WHAT TO PRODUCE: Print, please, exactly and only the lines between the line holding "Output the Python" and the line holding "from matplotlib.ticker import MultipleLocator", inclusive, omitting any pictures.

(Code that draws figures)
════════════════════

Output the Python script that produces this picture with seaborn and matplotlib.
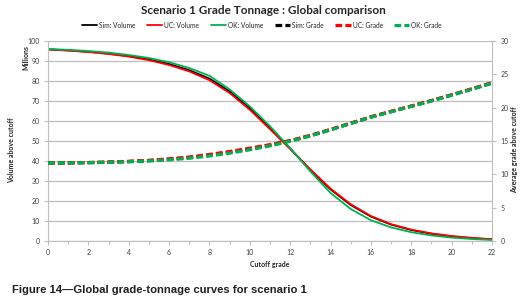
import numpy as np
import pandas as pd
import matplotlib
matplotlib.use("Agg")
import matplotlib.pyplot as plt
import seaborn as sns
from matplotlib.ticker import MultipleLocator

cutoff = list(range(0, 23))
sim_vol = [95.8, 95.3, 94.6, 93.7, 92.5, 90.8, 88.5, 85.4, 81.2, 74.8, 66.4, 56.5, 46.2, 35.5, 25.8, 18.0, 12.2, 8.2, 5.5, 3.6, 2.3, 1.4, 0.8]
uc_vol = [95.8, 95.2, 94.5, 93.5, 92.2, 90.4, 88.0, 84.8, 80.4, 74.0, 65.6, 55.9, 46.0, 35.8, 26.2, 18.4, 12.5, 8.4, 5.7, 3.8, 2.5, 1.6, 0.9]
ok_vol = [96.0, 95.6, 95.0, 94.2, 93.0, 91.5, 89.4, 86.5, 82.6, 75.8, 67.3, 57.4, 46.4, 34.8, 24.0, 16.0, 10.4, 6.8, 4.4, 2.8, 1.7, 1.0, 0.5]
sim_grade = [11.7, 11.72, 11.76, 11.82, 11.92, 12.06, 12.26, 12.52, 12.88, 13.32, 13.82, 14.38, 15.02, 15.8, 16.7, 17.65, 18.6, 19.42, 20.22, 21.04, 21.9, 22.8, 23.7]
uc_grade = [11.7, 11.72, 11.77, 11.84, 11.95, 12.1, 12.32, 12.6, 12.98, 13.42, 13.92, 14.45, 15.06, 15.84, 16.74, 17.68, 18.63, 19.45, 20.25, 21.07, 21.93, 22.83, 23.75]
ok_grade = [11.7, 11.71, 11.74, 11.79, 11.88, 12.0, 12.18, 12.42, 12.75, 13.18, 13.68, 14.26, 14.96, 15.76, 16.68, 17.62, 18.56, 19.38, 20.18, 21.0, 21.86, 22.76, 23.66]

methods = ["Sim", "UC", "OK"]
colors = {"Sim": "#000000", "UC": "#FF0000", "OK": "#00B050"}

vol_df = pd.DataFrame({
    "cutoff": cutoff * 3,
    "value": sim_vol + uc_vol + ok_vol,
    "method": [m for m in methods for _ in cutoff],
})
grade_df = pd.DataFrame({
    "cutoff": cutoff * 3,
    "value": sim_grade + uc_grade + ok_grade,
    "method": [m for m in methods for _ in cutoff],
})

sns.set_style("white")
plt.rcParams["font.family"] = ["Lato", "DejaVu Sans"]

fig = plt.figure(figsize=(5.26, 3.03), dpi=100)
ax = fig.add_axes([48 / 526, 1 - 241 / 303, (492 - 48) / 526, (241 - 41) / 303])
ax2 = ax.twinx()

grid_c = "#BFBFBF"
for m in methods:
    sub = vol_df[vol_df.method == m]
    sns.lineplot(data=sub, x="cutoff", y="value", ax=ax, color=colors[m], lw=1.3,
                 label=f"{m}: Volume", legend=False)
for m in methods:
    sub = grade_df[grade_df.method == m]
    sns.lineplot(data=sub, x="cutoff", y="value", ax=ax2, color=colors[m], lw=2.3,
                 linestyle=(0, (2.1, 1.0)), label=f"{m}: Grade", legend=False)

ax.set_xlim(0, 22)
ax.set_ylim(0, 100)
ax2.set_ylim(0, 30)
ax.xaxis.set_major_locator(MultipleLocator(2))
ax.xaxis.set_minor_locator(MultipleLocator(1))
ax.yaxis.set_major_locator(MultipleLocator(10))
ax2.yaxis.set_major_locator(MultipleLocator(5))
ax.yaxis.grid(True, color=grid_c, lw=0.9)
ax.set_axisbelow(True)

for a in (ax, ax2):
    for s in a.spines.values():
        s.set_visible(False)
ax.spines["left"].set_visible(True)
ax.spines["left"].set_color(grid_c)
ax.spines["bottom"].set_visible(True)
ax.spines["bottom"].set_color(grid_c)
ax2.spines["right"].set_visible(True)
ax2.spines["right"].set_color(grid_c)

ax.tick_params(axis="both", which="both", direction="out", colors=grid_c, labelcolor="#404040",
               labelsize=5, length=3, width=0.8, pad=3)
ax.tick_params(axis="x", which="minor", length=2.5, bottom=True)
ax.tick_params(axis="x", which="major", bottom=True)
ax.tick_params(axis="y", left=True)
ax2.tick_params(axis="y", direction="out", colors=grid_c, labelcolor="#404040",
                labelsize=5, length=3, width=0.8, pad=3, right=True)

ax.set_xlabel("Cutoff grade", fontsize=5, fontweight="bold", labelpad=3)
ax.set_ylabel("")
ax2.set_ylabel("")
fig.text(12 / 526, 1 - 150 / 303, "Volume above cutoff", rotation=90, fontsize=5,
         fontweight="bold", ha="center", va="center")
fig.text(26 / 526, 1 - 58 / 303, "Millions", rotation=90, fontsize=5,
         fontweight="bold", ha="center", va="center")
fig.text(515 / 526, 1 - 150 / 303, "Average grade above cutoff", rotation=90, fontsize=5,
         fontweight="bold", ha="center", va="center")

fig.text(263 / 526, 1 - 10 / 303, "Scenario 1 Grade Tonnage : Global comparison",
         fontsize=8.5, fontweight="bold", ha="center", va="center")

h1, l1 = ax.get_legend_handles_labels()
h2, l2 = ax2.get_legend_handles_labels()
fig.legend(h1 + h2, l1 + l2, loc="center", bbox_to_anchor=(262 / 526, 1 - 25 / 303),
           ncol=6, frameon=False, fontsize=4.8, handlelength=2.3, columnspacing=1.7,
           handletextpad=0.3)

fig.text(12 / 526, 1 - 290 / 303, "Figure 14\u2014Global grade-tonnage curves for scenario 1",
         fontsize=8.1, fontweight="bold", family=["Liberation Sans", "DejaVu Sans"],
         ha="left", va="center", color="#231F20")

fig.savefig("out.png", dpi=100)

════════════════════

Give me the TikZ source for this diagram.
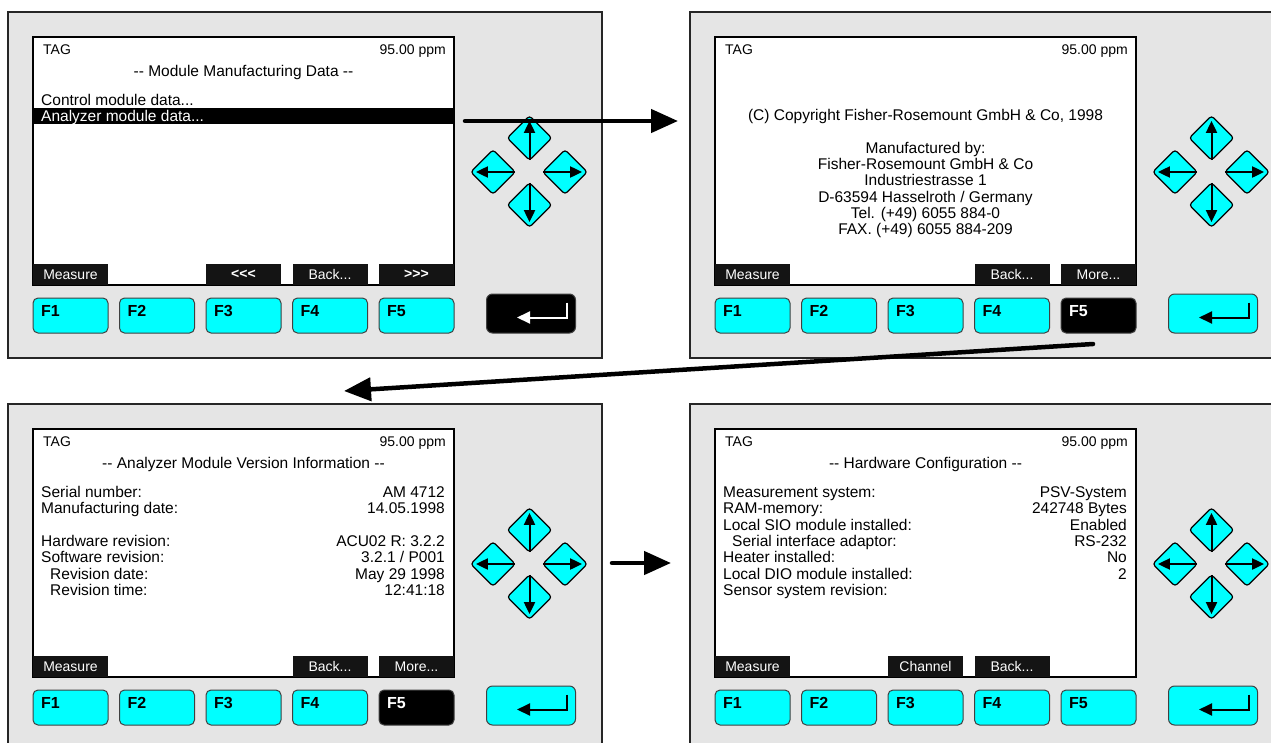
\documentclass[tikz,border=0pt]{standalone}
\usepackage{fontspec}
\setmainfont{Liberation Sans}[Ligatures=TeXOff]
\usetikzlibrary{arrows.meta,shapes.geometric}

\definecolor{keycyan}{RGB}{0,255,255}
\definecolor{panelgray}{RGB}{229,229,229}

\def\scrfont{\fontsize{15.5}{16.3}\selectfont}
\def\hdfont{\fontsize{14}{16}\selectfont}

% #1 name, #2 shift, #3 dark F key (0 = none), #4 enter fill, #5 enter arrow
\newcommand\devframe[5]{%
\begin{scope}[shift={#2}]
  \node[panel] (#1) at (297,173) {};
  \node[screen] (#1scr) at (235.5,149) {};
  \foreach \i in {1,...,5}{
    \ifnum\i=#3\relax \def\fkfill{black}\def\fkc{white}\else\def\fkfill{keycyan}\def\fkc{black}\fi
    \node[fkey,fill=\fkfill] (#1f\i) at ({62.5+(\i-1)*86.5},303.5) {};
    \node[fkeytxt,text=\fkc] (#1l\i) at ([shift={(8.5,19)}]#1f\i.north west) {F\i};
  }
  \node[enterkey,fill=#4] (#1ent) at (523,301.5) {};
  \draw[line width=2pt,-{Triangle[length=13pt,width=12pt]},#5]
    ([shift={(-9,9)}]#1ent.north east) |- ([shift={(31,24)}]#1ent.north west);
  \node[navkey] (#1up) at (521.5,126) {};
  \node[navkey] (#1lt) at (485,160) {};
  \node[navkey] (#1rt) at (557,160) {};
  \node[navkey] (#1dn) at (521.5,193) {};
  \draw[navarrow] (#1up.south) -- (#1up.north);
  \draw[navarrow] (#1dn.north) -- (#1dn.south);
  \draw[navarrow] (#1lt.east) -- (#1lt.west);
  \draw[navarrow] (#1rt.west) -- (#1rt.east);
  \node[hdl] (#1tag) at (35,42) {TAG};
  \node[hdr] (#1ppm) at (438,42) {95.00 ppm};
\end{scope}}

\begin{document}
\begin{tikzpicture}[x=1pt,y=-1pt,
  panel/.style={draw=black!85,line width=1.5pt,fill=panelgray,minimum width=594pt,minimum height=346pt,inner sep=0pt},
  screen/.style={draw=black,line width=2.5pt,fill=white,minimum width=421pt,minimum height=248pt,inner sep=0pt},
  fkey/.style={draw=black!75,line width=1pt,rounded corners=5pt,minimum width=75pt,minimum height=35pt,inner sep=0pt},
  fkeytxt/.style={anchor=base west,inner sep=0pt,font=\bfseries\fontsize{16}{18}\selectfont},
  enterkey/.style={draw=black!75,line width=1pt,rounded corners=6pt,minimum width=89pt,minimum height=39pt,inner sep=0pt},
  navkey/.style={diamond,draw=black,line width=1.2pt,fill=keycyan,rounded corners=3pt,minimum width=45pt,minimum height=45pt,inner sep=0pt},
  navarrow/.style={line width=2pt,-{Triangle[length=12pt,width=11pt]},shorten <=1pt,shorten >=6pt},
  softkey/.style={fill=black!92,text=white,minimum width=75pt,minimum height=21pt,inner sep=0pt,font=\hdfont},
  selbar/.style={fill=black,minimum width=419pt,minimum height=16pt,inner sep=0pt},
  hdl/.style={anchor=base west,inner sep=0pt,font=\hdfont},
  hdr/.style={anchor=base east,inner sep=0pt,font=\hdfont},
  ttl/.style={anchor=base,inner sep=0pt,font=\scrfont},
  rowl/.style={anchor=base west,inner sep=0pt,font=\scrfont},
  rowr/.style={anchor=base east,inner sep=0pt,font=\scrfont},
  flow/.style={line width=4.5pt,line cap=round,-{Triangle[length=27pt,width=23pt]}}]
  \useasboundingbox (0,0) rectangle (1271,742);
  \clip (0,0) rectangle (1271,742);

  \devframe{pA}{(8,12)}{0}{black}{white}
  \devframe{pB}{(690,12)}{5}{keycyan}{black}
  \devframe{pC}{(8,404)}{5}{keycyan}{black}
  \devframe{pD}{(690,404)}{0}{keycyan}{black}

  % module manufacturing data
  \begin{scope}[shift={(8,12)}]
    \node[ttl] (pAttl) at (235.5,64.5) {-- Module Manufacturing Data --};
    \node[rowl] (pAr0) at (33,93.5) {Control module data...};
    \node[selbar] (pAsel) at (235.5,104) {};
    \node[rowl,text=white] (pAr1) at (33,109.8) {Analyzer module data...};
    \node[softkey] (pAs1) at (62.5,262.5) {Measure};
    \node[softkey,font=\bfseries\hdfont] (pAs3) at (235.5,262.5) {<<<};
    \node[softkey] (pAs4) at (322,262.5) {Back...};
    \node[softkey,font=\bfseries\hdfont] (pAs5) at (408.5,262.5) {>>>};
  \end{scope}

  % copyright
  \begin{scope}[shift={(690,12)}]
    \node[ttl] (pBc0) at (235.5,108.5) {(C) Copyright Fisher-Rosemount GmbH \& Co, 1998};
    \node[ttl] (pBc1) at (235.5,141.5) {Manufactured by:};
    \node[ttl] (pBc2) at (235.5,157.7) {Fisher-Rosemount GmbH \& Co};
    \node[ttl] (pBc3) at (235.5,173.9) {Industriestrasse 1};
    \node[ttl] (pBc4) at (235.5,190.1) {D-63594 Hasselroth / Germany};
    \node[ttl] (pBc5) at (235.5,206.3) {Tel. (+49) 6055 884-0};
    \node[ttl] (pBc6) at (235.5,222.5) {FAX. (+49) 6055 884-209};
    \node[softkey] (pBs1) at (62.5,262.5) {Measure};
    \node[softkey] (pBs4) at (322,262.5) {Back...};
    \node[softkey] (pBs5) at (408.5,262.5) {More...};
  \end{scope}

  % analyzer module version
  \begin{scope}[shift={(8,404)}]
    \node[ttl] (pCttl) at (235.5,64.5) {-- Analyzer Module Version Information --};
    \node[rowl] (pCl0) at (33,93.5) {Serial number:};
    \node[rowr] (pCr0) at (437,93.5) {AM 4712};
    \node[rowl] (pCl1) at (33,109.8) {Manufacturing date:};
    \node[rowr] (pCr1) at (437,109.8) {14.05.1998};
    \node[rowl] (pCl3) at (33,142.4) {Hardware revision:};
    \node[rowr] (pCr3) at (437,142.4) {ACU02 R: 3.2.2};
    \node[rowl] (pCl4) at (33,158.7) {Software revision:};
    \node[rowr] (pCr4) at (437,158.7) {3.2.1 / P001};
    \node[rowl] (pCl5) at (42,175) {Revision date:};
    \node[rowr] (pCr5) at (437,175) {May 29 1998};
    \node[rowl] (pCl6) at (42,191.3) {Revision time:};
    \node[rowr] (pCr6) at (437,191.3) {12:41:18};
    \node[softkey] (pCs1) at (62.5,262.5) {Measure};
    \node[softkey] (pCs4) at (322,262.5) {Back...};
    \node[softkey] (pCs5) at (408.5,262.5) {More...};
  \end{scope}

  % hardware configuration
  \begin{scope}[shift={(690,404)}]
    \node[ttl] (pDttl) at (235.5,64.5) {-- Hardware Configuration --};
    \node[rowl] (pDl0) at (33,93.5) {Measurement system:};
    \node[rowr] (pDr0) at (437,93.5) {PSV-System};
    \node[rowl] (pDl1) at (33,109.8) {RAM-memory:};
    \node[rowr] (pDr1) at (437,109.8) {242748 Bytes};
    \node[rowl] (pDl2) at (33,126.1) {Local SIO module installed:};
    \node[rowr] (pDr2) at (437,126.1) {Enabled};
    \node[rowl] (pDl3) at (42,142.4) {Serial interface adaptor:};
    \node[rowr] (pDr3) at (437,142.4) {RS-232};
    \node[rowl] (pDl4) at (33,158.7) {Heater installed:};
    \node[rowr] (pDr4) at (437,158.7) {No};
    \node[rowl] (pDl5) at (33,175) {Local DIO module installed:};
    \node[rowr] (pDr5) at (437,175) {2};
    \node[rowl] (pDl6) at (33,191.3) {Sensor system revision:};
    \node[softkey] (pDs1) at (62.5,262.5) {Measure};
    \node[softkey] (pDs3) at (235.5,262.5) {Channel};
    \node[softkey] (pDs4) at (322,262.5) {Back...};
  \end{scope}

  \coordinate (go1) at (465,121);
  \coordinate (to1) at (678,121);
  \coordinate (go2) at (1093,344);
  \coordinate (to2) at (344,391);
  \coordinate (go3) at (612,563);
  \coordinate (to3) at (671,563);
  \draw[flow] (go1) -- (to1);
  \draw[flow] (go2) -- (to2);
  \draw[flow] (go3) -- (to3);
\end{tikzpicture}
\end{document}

════════════════════

ANSWER BELOW:
Output the Python script that produces this picture with seaborn and matplotlib.
import numpy as np
import pandas as pd
import matplotlib
matplotlib.use("Agg")
import matplotlib.pyplot as plt
import seaborn as sns
from matplotlib.ticker import MultipleLocator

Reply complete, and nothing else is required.